WHAT YOU WILL DO:
Both the line containing "Reproduce this chart with Altair." and the line containing "from statistics import NormalDist" are part of the range to copy, along with every line between them. Copy it exactly and leave out the pictures.

WORKING DATA:
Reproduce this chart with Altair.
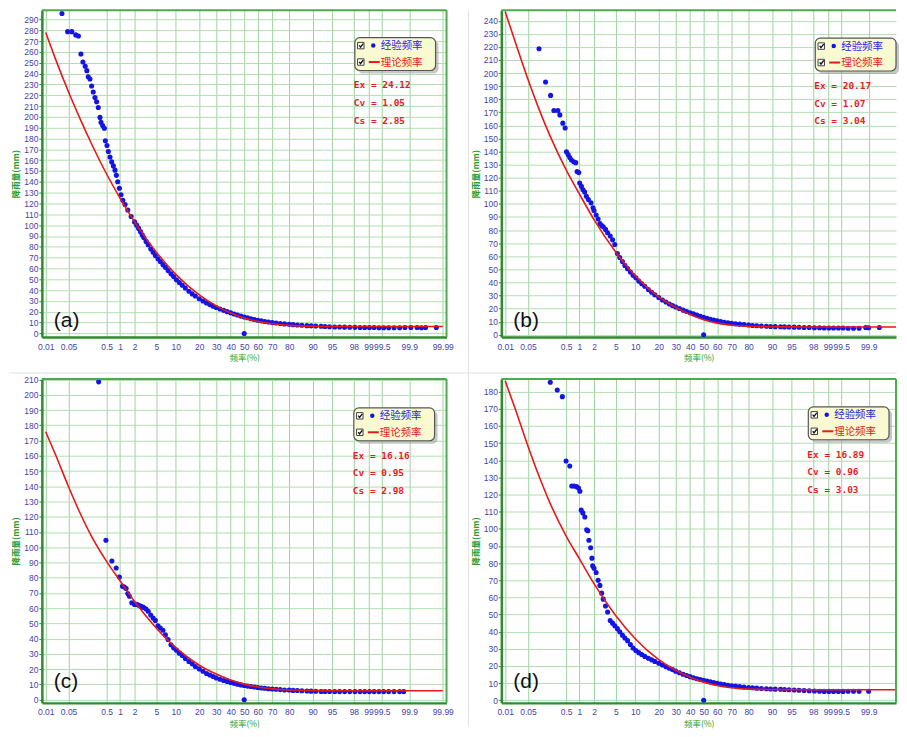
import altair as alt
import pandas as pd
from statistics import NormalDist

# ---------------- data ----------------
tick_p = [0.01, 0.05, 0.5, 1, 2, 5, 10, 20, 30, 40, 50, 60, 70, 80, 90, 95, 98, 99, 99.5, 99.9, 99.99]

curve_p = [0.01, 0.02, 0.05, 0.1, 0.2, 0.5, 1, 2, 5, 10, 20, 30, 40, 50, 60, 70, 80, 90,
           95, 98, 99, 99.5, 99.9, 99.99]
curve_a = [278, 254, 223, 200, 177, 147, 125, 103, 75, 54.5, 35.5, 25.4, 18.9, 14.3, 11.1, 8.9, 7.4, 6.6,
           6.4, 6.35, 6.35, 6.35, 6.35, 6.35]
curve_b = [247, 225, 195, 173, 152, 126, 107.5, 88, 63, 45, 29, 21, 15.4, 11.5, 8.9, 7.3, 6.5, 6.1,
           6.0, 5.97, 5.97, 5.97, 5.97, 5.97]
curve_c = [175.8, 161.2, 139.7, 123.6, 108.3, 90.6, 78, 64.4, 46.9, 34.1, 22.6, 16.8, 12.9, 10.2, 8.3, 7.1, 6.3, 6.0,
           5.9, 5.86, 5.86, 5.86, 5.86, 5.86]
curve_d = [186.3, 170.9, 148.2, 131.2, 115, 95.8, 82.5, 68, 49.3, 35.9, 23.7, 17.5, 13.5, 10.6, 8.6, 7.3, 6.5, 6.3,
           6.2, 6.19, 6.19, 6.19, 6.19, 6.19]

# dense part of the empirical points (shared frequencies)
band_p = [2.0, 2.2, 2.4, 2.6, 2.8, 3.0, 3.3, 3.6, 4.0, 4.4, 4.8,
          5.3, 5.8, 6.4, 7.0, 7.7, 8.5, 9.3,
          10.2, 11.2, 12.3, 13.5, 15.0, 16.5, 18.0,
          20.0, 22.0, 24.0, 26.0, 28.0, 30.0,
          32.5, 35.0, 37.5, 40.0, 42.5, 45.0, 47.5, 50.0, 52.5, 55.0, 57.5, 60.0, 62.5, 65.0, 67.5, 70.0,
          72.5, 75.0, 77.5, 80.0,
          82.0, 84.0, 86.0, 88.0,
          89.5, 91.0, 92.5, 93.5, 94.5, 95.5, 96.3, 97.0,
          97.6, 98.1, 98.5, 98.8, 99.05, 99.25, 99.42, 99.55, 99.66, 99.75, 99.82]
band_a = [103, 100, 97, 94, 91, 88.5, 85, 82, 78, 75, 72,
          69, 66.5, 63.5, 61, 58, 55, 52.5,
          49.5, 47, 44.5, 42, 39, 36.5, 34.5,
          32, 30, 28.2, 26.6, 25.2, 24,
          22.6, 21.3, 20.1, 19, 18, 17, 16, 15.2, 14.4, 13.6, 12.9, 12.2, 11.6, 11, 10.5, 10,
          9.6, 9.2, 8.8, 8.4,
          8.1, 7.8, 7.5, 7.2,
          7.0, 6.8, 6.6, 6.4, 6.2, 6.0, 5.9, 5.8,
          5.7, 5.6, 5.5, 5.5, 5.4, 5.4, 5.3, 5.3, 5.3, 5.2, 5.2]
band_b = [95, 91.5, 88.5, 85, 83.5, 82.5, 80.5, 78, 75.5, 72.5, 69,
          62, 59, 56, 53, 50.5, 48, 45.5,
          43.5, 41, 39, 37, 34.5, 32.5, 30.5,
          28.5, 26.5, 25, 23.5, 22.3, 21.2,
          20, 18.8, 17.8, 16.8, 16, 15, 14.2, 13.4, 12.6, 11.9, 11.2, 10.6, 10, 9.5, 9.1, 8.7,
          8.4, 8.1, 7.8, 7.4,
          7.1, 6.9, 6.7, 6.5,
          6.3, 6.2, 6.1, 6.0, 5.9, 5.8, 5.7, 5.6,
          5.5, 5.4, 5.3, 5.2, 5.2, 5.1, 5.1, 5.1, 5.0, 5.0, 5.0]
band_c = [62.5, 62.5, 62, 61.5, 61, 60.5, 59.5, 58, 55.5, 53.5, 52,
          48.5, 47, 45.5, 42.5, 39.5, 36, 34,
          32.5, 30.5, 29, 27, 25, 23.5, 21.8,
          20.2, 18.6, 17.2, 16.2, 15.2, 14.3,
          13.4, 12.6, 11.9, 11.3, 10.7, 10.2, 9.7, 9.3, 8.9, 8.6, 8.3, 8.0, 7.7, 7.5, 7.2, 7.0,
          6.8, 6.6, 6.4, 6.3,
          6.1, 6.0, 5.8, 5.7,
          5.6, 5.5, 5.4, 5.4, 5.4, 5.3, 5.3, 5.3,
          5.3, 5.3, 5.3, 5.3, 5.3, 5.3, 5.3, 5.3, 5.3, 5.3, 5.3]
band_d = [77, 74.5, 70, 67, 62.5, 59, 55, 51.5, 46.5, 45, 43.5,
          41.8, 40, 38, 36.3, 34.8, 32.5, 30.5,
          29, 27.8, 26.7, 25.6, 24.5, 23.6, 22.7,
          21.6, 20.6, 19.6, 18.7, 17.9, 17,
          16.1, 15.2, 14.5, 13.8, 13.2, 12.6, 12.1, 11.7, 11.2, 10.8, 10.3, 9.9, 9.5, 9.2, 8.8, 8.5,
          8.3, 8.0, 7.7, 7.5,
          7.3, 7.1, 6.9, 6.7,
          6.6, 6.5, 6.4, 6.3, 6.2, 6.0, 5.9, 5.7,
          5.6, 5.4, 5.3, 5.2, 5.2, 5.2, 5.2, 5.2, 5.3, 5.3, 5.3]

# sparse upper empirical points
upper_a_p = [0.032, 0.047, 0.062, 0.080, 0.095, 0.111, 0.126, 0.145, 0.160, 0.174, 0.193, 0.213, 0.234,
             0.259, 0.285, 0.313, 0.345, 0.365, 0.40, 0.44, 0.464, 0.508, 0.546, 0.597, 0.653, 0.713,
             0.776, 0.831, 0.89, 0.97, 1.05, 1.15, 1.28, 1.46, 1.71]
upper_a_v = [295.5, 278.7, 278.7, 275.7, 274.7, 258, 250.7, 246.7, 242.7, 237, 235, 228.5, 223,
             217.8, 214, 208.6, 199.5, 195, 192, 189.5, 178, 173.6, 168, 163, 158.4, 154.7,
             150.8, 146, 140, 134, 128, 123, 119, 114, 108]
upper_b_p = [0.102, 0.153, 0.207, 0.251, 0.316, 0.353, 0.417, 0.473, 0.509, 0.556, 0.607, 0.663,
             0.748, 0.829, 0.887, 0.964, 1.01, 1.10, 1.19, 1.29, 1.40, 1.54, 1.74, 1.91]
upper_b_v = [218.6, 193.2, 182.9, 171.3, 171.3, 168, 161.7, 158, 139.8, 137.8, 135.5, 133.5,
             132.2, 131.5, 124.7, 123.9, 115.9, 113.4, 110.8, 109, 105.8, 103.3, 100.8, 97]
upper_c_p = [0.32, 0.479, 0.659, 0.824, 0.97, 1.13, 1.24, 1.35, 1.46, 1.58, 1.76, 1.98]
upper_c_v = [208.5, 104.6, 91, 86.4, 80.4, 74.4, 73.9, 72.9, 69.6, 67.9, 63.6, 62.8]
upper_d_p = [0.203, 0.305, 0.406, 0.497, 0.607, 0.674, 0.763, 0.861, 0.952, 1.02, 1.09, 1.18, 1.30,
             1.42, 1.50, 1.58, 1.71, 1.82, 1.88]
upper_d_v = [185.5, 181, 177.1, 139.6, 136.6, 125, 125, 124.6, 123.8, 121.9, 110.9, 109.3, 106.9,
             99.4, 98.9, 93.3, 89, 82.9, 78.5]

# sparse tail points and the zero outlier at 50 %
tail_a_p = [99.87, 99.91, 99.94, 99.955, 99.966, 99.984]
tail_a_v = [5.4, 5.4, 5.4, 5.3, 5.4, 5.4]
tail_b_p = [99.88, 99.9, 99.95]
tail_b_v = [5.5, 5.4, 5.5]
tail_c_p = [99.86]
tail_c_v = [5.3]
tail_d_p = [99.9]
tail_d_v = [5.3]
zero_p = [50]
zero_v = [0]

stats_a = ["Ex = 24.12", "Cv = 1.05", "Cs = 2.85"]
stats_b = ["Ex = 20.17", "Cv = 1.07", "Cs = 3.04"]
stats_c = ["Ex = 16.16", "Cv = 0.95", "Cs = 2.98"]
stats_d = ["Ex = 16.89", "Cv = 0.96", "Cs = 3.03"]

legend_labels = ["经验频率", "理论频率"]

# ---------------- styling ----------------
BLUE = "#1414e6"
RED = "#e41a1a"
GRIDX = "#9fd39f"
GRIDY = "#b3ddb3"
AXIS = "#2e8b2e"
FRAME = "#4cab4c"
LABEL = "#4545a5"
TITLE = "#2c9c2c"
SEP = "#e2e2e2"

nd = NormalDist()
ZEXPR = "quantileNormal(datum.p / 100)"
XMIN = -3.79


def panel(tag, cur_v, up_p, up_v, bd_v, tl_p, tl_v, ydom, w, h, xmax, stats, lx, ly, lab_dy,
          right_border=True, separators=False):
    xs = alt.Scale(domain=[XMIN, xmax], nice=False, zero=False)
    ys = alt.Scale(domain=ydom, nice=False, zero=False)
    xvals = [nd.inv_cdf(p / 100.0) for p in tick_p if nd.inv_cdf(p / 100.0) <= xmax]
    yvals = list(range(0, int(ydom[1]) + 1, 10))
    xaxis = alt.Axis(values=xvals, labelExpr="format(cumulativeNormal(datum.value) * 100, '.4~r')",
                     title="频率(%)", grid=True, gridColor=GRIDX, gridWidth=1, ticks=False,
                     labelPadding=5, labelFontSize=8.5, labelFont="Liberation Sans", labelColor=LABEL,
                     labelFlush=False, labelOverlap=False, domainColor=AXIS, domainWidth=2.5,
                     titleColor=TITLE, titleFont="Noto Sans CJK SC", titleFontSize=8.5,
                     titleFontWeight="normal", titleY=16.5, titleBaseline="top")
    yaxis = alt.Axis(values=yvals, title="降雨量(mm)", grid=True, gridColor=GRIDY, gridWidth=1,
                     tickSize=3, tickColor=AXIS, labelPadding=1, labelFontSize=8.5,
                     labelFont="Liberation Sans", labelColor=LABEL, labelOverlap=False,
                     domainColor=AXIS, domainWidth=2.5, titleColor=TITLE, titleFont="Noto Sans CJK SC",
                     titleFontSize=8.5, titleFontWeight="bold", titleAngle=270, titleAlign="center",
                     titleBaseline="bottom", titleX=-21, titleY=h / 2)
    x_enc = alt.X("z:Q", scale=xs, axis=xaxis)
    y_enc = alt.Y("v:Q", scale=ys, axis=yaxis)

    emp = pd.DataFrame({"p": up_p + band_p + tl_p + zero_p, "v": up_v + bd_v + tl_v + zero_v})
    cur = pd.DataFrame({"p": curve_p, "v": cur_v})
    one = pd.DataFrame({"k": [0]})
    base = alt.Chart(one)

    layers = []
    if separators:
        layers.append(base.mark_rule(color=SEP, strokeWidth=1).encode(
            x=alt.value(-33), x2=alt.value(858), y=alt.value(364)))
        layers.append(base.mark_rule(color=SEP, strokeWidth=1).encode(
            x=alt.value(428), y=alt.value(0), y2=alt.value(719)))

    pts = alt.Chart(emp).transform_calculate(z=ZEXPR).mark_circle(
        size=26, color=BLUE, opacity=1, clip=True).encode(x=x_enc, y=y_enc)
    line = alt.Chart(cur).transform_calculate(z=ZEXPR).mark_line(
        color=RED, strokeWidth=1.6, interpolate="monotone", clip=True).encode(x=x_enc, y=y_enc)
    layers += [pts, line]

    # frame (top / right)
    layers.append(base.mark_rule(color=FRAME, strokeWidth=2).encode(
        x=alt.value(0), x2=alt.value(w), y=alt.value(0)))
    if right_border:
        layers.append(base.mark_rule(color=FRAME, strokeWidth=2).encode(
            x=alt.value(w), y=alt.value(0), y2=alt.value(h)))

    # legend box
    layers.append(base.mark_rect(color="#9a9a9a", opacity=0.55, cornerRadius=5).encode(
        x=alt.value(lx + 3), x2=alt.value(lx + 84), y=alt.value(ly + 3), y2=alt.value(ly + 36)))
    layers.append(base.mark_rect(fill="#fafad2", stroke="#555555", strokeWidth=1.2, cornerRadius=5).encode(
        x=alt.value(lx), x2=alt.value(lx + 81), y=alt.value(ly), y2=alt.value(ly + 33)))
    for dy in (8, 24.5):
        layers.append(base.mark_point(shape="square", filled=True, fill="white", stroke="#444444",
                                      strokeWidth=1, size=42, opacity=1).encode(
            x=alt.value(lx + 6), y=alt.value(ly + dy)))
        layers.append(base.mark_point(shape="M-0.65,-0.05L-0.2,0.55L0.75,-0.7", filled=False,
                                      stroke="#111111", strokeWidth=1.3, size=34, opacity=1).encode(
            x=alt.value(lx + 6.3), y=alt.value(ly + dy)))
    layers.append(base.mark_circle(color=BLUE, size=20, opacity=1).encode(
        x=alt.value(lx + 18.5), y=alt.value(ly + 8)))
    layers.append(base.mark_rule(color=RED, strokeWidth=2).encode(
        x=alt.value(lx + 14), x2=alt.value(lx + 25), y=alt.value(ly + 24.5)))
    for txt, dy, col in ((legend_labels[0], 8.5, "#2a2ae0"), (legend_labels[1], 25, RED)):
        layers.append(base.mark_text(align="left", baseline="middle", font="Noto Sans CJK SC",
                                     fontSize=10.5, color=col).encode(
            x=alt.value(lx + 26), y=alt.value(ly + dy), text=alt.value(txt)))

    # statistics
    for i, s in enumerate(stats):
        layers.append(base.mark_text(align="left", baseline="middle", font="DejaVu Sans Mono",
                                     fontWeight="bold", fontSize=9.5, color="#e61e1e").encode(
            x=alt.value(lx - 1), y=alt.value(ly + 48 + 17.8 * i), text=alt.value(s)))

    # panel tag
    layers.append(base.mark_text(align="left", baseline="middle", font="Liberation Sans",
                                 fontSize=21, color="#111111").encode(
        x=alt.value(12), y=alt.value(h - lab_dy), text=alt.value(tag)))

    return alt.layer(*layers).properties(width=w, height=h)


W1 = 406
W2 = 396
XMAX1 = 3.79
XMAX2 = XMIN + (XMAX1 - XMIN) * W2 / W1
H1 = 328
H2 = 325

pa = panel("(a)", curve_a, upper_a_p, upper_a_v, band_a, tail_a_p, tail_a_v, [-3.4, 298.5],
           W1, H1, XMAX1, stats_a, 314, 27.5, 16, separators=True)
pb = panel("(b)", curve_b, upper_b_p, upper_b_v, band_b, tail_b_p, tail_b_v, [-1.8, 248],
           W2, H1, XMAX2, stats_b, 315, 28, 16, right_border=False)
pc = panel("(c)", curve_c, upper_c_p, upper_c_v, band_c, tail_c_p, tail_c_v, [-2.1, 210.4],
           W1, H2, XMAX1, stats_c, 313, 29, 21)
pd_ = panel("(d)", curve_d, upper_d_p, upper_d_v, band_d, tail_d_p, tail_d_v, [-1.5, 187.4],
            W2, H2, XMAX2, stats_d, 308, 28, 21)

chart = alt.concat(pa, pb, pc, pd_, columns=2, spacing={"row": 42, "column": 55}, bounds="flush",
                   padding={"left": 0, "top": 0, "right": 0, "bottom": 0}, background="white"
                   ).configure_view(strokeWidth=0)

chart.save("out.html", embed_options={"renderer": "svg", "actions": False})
--
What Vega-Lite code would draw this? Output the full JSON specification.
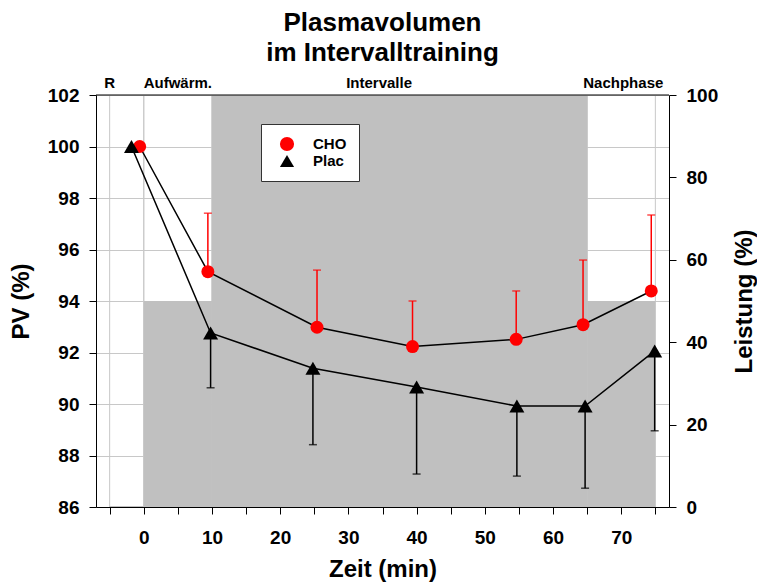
==
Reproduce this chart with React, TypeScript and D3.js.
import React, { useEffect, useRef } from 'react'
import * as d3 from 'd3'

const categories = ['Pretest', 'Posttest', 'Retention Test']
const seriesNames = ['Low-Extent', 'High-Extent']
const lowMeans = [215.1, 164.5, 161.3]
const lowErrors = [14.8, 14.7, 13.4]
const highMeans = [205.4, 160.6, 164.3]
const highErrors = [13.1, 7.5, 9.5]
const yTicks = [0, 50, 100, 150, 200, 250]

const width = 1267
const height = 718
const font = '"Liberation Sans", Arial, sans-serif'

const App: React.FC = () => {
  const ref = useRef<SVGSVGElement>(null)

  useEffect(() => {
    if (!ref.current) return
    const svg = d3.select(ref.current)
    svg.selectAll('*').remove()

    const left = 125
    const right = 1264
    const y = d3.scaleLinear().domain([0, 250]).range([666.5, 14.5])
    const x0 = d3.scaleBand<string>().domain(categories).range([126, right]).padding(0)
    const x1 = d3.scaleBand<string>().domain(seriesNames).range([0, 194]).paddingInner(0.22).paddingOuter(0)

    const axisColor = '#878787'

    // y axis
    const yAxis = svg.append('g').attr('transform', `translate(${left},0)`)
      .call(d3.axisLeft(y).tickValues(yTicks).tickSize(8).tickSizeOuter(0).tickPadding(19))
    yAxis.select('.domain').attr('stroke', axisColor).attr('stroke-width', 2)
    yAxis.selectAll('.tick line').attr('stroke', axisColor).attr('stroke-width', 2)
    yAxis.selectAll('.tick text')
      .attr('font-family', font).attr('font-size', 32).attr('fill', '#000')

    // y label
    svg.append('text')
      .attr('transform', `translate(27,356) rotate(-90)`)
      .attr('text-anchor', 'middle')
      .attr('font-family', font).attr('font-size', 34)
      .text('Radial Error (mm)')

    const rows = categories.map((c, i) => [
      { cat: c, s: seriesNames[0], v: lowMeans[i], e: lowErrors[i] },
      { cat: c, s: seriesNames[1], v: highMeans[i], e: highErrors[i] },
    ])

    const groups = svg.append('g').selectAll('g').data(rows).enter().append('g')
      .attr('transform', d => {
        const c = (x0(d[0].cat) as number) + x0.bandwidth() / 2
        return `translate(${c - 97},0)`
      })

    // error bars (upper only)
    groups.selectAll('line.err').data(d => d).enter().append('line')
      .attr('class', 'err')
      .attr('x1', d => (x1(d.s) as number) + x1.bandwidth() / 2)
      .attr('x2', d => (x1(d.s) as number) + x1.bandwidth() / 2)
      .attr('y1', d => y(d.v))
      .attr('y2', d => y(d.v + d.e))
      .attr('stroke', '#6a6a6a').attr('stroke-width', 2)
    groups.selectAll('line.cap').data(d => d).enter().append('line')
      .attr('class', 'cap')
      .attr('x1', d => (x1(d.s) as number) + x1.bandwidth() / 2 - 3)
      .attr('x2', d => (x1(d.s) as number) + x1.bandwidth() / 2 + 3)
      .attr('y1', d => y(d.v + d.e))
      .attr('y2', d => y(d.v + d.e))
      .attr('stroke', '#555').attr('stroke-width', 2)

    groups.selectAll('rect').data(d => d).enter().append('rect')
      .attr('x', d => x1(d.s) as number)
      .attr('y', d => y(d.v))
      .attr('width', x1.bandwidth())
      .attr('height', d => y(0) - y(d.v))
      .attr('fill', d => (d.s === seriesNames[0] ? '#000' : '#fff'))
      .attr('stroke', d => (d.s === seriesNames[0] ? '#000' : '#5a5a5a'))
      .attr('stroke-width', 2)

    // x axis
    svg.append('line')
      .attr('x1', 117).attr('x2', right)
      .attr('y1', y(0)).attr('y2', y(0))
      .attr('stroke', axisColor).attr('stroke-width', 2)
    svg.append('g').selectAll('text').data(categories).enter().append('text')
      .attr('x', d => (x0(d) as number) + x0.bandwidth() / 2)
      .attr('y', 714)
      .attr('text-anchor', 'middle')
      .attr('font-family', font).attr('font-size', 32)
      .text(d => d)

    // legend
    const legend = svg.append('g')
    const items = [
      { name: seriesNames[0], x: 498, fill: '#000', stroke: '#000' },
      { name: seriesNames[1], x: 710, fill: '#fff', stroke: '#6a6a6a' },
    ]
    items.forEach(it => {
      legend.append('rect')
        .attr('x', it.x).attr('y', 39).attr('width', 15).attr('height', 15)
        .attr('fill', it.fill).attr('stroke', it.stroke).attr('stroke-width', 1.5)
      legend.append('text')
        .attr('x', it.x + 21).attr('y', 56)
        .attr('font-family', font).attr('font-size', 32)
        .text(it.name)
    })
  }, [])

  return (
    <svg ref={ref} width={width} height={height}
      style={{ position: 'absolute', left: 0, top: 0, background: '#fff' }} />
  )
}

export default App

ANSWER IN FULL:
Reproduce this chart with Altair.
import altair as alt
import pandas as pd
from statistics import NormalDist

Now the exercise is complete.